WHAT YOU ARE ASKED TO DO: Take the line containing "What TikZ code", the line containing "width=183pt, minimum height=59pt]", and all lines between them, and transcribe them exactly. Leave out pictures.

EXCERPTED DATA:
----

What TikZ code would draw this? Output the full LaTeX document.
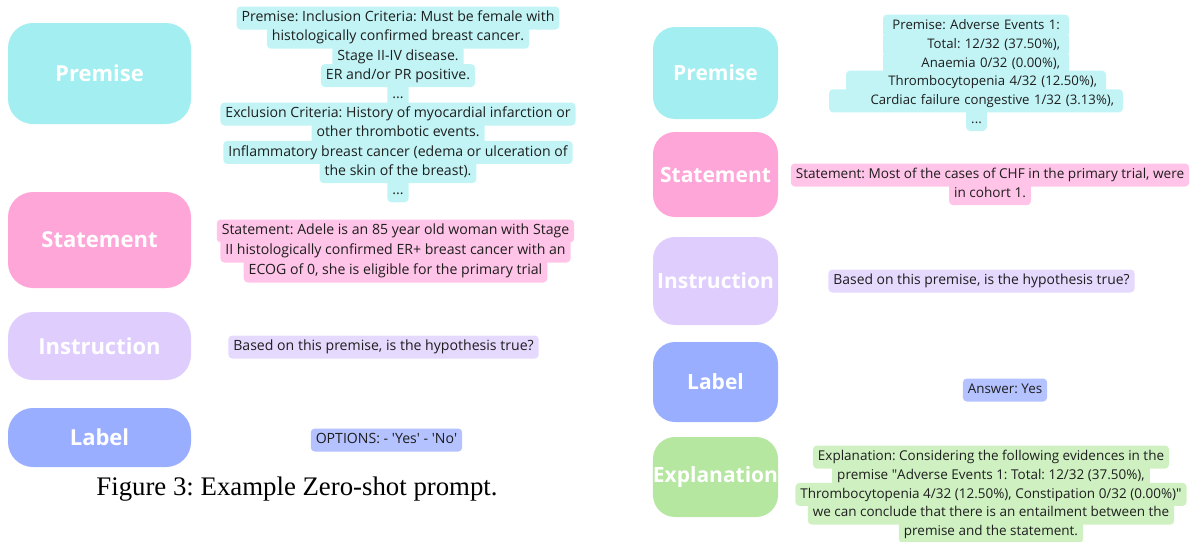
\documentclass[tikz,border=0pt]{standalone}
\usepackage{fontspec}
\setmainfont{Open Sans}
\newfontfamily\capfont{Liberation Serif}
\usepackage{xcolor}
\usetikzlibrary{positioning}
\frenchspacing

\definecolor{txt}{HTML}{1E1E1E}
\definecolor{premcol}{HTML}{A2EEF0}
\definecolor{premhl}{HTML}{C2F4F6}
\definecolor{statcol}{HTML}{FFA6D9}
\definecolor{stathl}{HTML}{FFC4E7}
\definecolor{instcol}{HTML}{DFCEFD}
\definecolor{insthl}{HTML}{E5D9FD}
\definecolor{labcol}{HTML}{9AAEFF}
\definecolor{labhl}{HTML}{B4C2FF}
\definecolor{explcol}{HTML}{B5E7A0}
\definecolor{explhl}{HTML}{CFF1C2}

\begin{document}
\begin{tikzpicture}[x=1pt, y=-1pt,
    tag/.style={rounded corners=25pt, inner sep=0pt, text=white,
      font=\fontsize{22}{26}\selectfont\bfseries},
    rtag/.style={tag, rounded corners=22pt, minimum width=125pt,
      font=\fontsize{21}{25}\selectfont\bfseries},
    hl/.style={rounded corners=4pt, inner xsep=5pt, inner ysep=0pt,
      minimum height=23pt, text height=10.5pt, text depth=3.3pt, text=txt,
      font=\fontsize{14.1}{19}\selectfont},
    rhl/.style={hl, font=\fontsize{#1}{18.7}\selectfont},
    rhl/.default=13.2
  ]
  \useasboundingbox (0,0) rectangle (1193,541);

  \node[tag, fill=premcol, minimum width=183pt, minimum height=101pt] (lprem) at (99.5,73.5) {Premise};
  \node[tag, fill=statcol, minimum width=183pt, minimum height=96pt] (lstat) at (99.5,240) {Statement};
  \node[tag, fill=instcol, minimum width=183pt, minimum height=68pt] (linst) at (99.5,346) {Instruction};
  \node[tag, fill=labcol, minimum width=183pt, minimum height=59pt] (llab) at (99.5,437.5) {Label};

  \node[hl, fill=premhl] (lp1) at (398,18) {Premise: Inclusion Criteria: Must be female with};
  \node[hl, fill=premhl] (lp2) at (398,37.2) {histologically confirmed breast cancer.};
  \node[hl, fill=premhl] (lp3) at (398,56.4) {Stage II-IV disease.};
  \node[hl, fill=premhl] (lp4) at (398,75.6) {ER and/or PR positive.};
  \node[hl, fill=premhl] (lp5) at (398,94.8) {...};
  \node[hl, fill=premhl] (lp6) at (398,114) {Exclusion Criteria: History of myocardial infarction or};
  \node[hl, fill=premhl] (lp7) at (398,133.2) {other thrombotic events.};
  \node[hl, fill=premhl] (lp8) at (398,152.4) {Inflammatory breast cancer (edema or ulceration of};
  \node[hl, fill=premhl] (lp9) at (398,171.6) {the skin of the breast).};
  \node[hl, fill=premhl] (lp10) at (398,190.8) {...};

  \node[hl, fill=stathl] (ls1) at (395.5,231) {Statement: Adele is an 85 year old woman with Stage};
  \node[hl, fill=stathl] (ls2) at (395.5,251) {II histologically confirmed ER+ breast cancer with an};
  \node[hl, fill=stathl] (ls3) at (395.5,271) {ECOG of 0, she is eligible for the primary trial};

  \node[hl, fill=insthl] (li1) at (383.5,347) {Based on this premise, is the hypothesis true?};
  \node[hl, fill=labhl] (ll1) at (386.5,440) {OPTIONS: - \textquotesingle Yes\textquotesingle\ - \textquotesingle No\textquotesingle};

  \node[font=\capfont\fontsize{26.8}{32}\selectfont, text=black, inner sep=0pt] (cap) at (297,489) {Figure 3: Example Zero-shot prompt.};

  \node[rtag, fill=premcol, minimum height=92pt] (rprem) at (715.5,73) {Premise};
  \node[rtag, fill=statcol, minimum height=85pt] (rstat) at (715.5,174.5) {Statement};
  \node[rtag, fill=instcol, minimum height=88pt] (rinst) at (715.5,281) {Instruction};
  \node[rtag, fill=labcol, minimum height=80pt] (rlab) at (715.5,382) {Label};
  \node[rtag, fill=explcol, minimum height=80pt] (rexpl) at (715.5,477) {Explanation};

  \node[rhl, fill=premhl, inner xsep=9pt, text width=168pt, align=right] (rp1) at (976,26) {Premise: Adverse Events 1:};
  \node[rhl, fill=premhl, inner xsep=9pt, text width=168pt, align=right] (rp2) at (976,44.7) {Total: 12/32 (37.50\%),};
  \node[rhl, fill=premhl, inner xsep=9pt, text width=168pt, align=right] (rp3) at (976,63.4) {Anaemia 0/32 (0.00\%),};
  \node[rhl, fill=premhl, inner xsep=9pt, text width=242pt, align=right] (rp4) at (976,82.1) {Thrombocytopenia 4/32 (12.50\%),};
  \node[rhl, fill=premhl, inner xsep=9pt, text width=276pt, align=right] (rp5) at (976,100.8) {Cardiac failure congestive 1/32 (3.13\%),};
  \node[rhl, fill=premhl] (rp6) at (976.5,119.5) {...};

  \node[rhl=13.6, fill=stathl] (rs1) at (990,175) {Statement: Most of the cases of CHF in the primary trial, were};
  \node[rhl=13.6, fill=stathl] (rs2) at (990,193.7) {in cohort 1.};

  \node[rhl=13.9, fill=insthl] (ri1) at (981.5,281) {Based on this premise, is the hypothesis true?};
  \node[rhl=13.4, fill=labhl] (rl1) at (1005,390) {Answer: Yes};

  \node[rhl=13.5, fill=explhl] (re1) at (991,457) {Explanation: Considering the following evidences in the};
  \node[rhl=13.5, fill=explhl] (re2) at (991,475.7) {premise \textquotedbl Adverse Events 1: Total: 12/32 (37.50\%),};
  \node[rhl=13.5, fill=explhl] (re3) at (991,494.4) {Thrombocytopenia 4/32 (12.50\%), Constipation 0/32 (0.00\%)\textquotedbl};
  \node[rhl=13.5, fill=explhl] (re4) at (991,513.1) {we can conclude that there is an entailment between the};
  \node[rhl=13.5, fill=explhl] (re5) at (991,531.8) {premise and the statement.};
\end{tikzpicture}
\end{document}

----

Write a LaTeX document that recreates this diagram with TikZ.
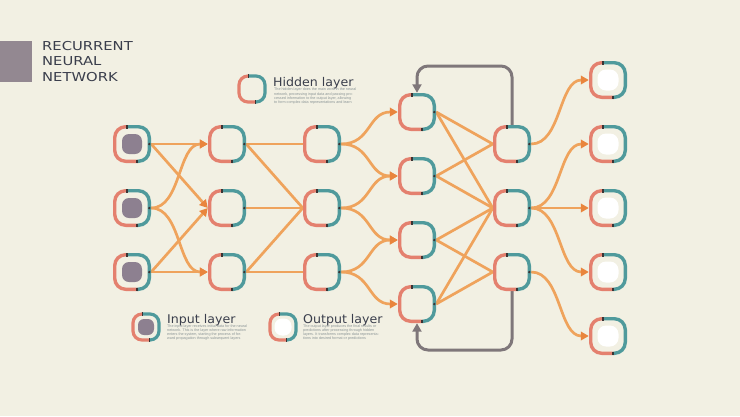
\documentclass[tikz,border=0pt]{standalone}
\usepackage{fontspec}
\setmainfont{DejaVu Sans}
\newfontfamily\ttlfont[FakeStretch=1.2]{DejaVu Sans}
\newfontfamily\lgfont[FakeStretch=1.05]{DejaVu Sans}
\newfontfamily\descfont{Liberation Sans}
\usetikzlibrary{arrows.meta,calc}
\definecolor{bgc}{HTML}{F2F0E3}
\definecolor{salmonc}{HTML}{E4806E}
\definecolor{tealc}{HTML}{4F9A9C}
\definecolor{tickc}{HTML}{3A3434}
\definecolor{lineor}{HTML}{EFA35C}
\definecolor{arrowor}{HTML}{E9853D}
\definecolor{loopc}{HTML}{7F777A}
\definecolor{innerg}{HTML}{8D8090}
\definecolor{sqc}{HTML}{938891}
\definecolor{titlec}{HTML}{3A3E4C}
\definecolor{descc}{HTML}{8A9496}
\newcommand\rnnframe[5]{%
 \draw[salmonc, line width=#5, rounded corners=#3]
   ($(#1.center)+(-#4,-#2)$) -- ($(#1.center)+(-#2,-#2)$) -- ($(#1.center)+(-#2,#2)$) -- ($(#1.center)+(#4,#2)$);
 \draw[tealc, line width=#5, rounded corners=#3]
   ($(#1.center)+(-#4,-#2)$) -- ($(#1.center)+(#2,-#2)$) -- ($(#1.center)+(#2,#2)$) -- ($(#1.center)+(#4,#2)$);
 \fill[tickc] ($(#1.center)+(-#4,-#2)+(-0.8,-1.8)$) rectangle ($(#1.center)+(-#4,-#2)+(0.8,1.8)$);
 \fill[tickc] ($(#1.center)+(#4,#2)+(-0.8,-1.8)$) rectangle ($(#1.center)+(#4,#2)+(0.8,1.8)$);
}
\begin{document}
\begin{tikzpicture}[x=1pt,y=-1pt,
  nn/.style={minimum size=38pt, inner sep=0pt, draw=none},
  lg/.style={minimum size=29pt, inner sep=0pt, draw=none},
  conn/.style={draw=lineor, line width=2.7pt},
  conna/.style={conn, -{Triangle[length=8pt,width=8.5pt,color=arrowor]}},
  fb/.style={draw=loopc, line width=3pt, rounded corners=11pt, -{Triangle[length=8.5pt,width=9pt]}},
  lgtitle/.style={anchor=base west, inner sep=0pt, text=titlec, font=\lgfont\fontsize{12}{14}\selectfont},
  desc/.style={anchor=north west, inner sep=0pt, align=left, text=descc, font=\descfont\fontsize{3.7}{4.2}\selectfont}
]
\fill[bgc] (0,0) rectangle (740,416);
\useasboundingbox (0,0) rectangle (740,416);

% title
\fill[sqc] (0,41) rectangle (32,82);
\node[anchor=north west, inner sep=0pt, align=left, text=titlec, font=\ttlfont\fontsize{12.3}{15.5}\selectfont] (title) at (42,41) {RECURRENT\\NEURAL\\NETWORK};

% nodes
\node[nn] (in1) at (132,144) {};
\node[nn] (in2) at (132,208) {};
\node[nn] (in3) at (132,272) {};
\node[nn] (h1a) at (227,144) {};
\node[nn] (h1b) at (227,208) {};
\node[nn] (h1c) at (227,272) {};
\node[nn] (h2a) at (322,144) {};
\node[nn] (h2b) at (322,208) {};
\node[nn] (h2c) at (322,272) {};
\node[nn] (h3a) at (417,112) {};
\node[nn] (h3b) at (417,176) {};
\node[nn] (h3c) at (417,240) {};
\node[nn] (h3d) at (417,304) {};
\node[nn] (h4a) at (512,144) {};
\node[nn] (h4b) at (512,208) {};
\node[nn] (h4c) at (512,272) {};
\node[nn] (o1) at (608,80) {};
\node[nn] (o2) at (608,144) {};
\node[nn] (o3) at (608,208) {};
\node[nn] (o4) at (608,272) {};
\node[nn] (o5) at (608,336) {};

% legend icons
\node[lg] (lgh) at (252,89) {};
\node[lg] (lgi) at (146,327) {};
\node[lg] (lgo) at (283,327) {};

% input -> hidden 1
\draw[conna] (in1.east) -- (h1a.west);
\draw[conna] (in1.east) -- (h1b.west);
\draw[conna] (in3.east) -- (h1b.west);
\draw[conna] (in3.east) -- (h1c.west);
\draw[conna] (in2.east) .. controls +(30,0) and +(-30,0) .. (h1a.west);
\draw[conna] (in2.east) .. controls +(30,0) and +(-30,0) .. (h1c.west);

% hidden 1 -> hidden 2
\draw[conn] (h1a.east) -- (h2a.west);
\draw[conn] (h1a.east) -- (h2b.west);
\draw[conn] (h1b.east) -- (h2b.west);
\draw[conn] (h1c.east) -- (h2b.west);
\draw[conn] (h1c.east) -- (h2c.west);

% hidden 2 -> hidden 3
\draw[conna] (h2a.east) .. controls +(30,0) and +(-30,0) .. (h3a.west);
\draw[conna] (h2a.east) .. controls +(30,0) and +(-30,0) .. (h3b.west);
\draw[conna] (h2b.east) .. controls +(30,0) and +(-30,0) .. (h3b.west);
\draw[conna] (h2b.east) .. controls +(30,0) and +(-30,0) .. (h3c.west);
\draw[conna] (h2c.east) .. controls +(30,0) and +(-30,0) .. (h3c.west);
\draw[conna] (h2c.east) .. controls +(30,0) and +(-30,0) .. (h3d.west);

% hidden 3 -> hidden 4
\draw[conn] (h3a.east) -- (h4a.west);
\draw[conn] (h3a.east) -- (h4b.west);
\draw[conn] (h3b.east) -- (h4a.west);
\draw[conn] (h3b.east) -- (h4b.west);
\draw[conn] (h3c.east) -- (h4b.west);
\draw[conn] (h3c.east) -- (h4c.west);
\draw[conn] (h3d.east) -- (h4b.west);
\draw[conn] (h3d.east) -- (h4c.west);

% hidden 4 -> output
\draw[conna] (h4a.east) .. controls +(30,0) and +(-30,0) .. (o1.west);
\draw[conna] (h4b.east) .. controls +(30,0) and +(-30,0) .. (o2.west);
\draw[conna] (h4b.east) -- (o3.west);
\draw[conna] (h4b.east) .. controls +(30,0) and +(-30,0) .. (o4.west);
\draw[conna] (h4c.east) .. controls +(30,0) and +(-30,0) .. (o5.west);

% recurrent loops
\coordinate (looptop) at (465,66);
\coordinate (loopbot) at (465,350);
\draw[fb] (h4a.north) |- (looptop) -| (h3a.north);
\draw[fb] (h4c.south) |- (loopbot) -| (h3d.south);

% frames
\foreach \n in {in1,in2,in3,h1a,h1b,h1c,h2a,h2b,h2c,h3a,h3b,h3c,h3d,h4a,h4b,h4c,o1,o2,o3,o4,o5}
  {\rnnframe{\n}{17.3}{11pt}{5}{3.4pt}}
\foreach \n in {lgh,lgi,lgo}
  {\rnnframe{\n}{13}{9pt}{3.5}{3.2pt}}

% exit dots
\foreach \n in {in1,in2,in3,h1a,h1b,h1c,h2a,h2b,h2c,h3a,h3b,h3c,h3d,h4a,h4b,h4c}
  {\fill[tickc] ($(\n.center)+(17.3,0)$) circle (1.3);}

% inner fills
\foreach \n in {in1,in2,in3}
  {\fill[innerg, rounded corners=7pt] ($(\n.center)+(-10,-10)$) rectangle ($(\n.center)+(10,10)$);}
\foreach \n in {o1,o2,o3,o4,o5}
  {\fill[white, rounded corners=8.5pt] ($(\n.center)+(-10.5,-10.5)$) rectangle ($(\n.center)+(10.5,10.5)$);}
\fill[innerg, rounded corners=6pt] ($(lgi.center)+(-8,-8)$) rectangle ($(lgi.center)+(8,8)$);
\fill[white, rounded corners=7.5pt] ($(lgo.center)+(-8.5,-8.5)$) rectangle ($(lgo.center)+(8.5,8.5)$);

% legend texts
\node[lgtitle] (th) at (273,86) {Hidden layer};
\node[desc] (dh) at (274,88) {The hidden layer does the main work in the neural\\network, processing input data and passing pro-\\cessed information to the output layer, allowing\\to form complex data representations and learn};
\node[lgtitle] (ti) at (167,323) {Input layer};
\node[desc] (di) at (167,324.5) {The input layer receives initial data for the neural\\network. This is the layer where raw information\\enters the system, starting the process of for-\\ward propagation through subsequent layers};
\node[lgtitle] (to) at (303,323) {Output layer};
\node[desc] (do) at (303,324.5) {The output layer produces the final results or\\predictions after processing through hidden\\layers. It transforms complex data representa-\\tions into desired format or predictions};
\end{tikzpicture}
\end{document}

----

TASK ANSWER:
What TikZ code would draw this? Output the full LaTeX document.
\documentclass[tikz,border=0pt]{standalone}
\usepackage{fontspec}
\setmainfont{Open Sans}
\newfontfamily\capfont{Liberation Serif}
\usepackage{xcolor}
\usetikzlibrary{positioning}
\frenchspacing

\definecolor{txt}{HTML}{1E1E1E}
\definecolor{premcol}{HTML}{A2EEF0}
\definecolor{premhl}{HTML}{C2F4F6}
\definecolor{statcol}{HTML}{FFA6D9}
\definecolor{stathl}{HTML}{FFC4E7}
\definecolor{instcol}{HTML}{DFCEFD}
\definecolor{insthl}{HTML}{E5D9FD}
\definecolor{labcol}{HTML}{9AAEFF}
\definecolor{labhl}{HTML}{B4C2FF}
\definecolor{explcol}{HTML}{B5E7A0}
\definecolor{explhl}{HTML}{CFF1C2}

\begin{document}
\begin{tikzpicture}[x=1pt, y=-1pt,
    tag/.style={rounded corners=25pt, inner sep=0pt, text=white,
      font=\fontsize{22}{26}\selectfont\bfseries},
    rtag/.style={tag, rounded corners=22pt, minimum width=125pt,
      font=\fontsize{21}{25}\selectfont\bfseries},
    hl/.style={rounded corners=4pt, inner xsep=5pt, inner ysep=0pt,
      minimum height=23pt, text height=10.5pt, text depth=3.3pt, text=txt,
      font=\fontsize{14.1}{19}\selectfont},
    rhl/.style={hl, font=\fontsize{#1}{18.7}\selectfont},
    rhl/.default=13.2
  ]
  \useasboundingbox (0,0) rectangle (1193,541);

  \node[tag, fill=premcol, minimum width=183pt, minimum height=101pt] (lprem) at (99.5,73.5) {Premise};
  \node[tag, fill=statcol, minimum width=183pt, minimum height=96pt] (lstat) at (99.5,240) {Statement};
  \node[tag, fill=instcol, minimum width=183pt, minimum height=68pt] (linst) at (99.5,346) {Instruction};
  \node[tag, fill=labcol, minimum width=183pt, minimum height=59pt] (llab) at (99.5,437.5) {Label};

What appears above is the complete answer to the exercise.